Now that we have our hand-ground microscope lens, we can make it more convenient to use by adding a camera. Webcams and cell-phone cameras are inexpensive (the little spy pen camera we will be using here is one we purchased for $8). We will be removing the electronics from the pen, and then removing the lens from the tiny camera, so all we have left is the sensor.
The sensor has 1280 pixels horizontally, and 960 pixels vertically. Here is a closeup photo of the edge of it, as seen through my microscope:
In the photo you can see the red, green, and blue micro-lenses over each pixel, and some of the electrical contacts at the bottom. The pixels are 1.5 microns apart.
I have written a little tool to help design our microscope. It has a picture of our hand-made lens, with rays of light coming from the subject at the bottom of the picture, and you can see how the rays bend as they go through the lens and finally hit the sensor at the top of the picture. Click on the link to see the tool, where you can adjust the sliders to the right to see how things change when you change the distance to the sensor, the wavelength of the light, or the refractive index of the glass or the immersion oil.
Before we get into the construction details, here are some images taken using our little hand-made lens:
Here are some stained paramecia. Note the sharp details, including the nuclei.

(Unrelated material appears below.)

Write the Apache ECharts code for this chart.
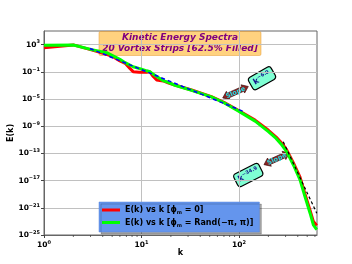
<!DOCTYPE html>
<html><head><meta charset="utf-8">
<script src="https://cdn.jsdelivr.net/npm/echarts@6/dist/echarts.min.js"></script>
<style>html,body{margin:0;padding:0;background:#fff}#c{width:352px;height:264px}</style>
</head><body><div id="c"></div>
<script>
// ---- data ----
const redK = [1, 2, 3, 4.4, 5.2, 6, 6.8, 7.6, 8.2, 9.5, 11.3, 12.2, 13.2, 14.3, 16.7, 19, 22, 32.6, 52, 70, 98, 146, 200, 240, 275, 308, 361, 422, 475, 535, 578, 626];
const redE = [3.5e2, 9.0e2, 1.8e2, 3.7e1, 1.4e1, 4.0, 1.8, 3.2e-1, 1.05e-1, 8.9e-2, 8.5e-2, 1.0e-1, 2.0e-2, 6.3e-3, 4.5e-3, 2.2e-3, 1.15e-3, 2.1e-4, 2.2e-5, 3.2e-6, 2.2e-7, 7.9e-9, 2.5e-10, 2.5e-11, 3.2e-12, 3.2e-13, 4.0e-15, 3.2e-17, 1.0e-19, 4.0e-22, 1.0e-23, 2.5e-24];
const greenK = [1, 2, 3, 4.4, 6, 6.8, 8.2, 10, 11.3, 12.2, 13, 14.3, 16.7, 19, 22, 32.6, 52, 70, 98, 146, 200, 240, 275, 308, 361, 422, 475, 535, 578, 626];
const greenE = [8.3e2, 8.9e2, 2.0e2, 6.5e1, 6.9, 2.2, 5.6e-1, 2.5e-1, 1.4e-1, 1.0e-1, 5.0e-2, 2.0e-2, 5.0e-3, 2.5e-3, 1.05e-3, 1.9e-4, 2.0e-5, 2.8e-6, 1.8e-7, 5.6e-9, 1.6e-10, 1.6e-11, 1.7e-12, 1.8e-13, 2.0e-15, 1.3e-17, 4.0e-20, 1.6e-22, 3.2e-24, 6.3e-25];
const fit6K = [2.96, 115];
const fit6E = [2.7e2, 1.2e-7];
const fit34K = [284, 626];
const fit34E = [5.0e-12, 1.6e-22];
const xTicks = [1, 10, 100];
const yTicks = [1e-25, 1e-21, 1e-17, 1e-13, 1e-9, 1e-5, 1e-1, 1e3];
const minorK = [2, 3, 4, 5, 6, 7, 8, 9, 20, 30, 40, 50, 60, 70, 80, 90, 200, 300, 400, 500, 600];
const xMin = 1, xMax = 630;
const yMin = 1e-25, yMax = 1e5;
const titleLines = ['Kinetic Energy Spectra', '20 Vortex Strips [62.5% Filled]'];
const seriesNames = ['E(k) vs k [ϕm = 0]', 'E(k) vs k [ϕm = Rand(−π, π)]'];
const slopeLabels = ['−6.0', '−34.9'];
const xName = 'k', yName = 'E(k)';

// ---- chart ----
const FONT = 'DejaVu Sans';
const chart = echarts.init(document.getElementById('c'), null, {renderer: 'canvas'});
const pairs = (ks, es) => ks.map((k, i) => [k, es[i]]);
function powLabel(v) {
  const e = Math.round(Math.log10(v));
  return '{b|10}{s|' + String(e).replace('-', '−') + '}';
}
const tickRich = {
  b: {fontFamily: FONT, fontWeight: 'bold', fontSize: 7.5, color: '#000', lineHeight: 10},
  s: {fontFamily: FONT, fontWeight: 'bold', fontSize: 5, color: '#000', verticalAlign: 'top', lineHeight: 10}
};
function legendFmt(name) {
  const i = seriesNames.indexOf(name);
  if (i === 0) return '{t|E(k) vs k [}{p|ϕ}{s|m}{t| = 0]}';
  return '{t|E(k) vs k [}{p|ϕ}{s|m}{t| = Rand(−π, π)]}';
}
function annot(cx, cy, ang, bx, by, bang, bw, sup) {
  return [
    {type: 'group', x: cx, y: cy, rotation: ang, z: 100, children: [
      {type: 'polygon', shape: {points: [[-14,0],[-8,-4.5],[-8,-2.5],[8,-2.5],[8,-4.5],[14,0],[8,4.5],[8,2.5],[-8,2.5],[-8,4.5]]},
        style: {fill: '#8b2323', stroke: '#3a0a0a', lineWidth: 0.6}},
      {type: 'text', style: {text: 'Slope', x: 0, y: 0.5, align: 'center', verticalAlign: 'middle', fill: '#20e0e8',
        fontFamily: FONT, fontWeight: 'bold', fontSize: 6.5}}
    ]},
    {type: 'group', x: bx, y: by, rotation: bang, z: 100, children: [
      {type: 'rect', shape: {x: -bw/2, y: -7, width: bw, height: 14, r: 3}, style: {fill: '#7fffd4', stroke: '#000', lineWidth: 1.2}},
      {type: 'text', style: {text: '{k|k}{s|' + sup + '}', x: 0, y: 0, align: 'center', verticalAlign: 'middle',
        rich: {k: {fontFamily: FONT, fontWeight: 'bold', fontSize: 8, fill: '#14148c', lineHeight: 10},
               s: {fontFamily: FONT, fontWeight: 'bold', fontSize: 5, fill: '#14148c', verticalAlign: 'top', lineHeight: 10}}}}
    ]}
  ];
}
const option = {
  animation: false,
  backgroundColor: '#fff',
  grid: {left: 44, top: 31, right: 35, bottom: 29, show: true, borderColor: '#666', borderWidth: 1,
    containLabel: false, outerBoundsMode: 'none'},
  xAxis: {
    type: 'log', logBase: 10, min: xMin, max: xMax,
    name: xName, nameLocation: 'middle', nameGap: 13.5, nameMoveOverlap: false,
    nameTextStyle: {fontFamily: FONT, fontWeight: 'bold', fontSize: 8, color: '#000'},
    axisLine: {lineStyle: {color: '#666'}},
    axisTick: {show: true, length: 3, lineStyle: {color: '#444'}, customValues: xTicks},
    axisLabel: {margin: 5, formatter: powLabel, rich: tickRich, customValues: xTicks},
    splitLine: {show: true, lineStyle: {color: '#c0c0c0', width: 1}}
  },
  yAxis: {
    type: 'log', logBase: 10, min: yMin, max: yMax,
    name: yName, nameLocation: 'middle', nameGap: 29, nameRotate: 90, nameMoveOverlap: false,
    nameTextStyle: {fontFamily: FONT, fontWeight: 'bold', fontSize: 8, color: '#000'},
    axisLine: {lineStyle: {color: '#666'}},
    axisTick: {show: true, length: 3, lineStyle: {color: '#444'}, customValues: yTicks},
    axisLabel: {margin: 4, formatter: powLabel, rich: tickRich, customValues: yTicks},
    splitLine: {show: true, lineStyle: {color: '#c0c0c0', width: 1}}
  },
  legend: {
    left: 99, top: 202, orient: 'vertical', icon: 'rect',
    itemWidth: 18, itemHeight: 3, itemGap: 3,
    padding: [4, 6, 4, 3],
    backgroundColor: '#6495ed', borderColor: '#5a86d8', borderWidth: 0.5,
    shadowColor: 'rgba(0,0,0,0.35)', shadowOffsetX: 2, shadowOffsetY: 2, shadowBlur: 0,
    data: seriesNames,
    formatter: legendFmt,
    textStyle: {
      fontFamily: FONT, fontWeight: 'bold', fontSize: 8, color: '#000',
      rich: {
        t: {fontFamily: FONT, fontWeight: 'bold', fontSize: 8, color: '#000', lineHeight: 11},
        p: {fontFamily: FONT, fontWeight: 'bold', fontSize: 8, color: '#000', lineHeight: 11},
        s: {fontFamily: FONT, fontWeight: 'bold', fontSize: 5, color: '#000', verticalAlign: 'bottom', lineHeight: 11}
      }
    }
  },
  series: [
    {name: seriesNames[0], type: 'line', data: pairs(redK, redE), showSymbol: false, symbol: 'none',
      lineStyle: {color: '#ff0000', width: 3}, itemStyle: {color: '#ff0000'}, z: 2},
    {name: seriesNames[1], type: 'line', data: pairs(greenK, greenE), showSymbol: false, symbol: 'none',
      lineStyle: {color: '#00ff00', width: 3}, itemStyle: {color: '#00ff00'}, z: 3},
    {name: 'fit6', type: 'line', data: pairs(fit6K, fit6E), showSymbol: false, symbol: 'none',
      lineStyle: {color: '#0000ff', width: 1.5, type: [4, 3]}, z: 4},
    {name: 'fit34', type: 'line', data: pairs(fit34K, fit34E), showSymbol: false, symbol: 'none',
      lineStyle: {color: '#000', width: 1.2, type: [3, 2.5]}, z: 4},
    {name: 'minor', type: 'custom', data: minorK.map(k => [k, yMin]), silent: true, clip: false, z: 5,
      renderItem: function (params, api) {
        const p = api.coord([api.value(0), api.value(1)]);
        return {type: 'line', shape: {x1: p[0], y1: p[1], x2: p[0], y2: p[1] + 2}, style: {stroke: '#444', lineWidth: 0.8}};
      }}
  ],
  graphic: [
    {type: 'group', z: 50, children: [
      {type: 'rect', shape: {x: 99, y: 31.5, width: 162, height: 24, r: 1.5},
        style: {fill: 'rgba(255,165,0,0.5)', stroke: 'rgba(230,150,40,0.6)', lineWidth: 0.8}},
      {type: 'text', style: {text: titleLines[0], x: 180, y: 38, align: 'center', verticalAlign: 'middle',
        fill: '#800080', fontFamily: FONT, fontWeight: 'bold', fontStyle: 'italic', fontSize: 9}},
      {type: 'text', style: {text: titleLines[1], x: 180, y: 49, align: 'center', verticalAlign: 'middle',
        fill: '#800080', fontFamily: FONT, fontWeight: 'bold', fontStyle: 'italic', fontSize: 9}}
    ]}
  ].concat(annot(235.5, 92.2, 0.42, 262, 78.3, 0.52, 26, slopeLabels[0]))
   .concat(annot(276.7, 158.8, 0.43, 248.3, 175, 0.47, 28, slopeLabels[1]))
};
chart.setOption(option);
</script></body></html>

Below you can see the image of our stage micrometer, showing the lines that are 10 microns apart:
The disassembly of the spy pen camera is shown in the photo below:
At the top we have the pen in its pristine form. Next we unscrew the pen part, exposing the slot for the microSD card and the USB connector (not seen in the photo). Then, with a pair of pliers, we twist off the gold cap with the pushbutton. It is only press-fit onto the pen top, and comes off with a little bit of force. Lastly, now that the pen tube is open at both ends, we use a pencil to push the electronics module out the top side. It needs a small bit of force, but nothing substantial.
The next step is to unscrew the lens from the camera sensor. This is a bit tricky, since a dab of glue was used to secure it in place after it was screwed into the proper focus position. A crescent wrench was used on the square base of the sensor to prevent the twisting from pulling the whole camera module out of the circuit. Long nosed pliers provided a firm grip on the lens, and after the first quarter turn, it unscrews easiy by hand.
At this point, it is advisable to screw the lens back on, plug a USB cable into the camera, and test it as a webcam on a computer, to verify that we didn't break anything. You can screw the lens in and out to vary the focus. By screwing the lens out almost as far as it will go, we have a useful low power USB microscope already, even before we upgrade the lens to our home-made microscope objective.
It is also possible at this point to simply use a store-bought microscope objective as the lens. A bit of rubber cement will secure the camera to the objective in a non-permanent way, and you can use simple wedges between the objective and the slide to focus your new 5 minute microscope.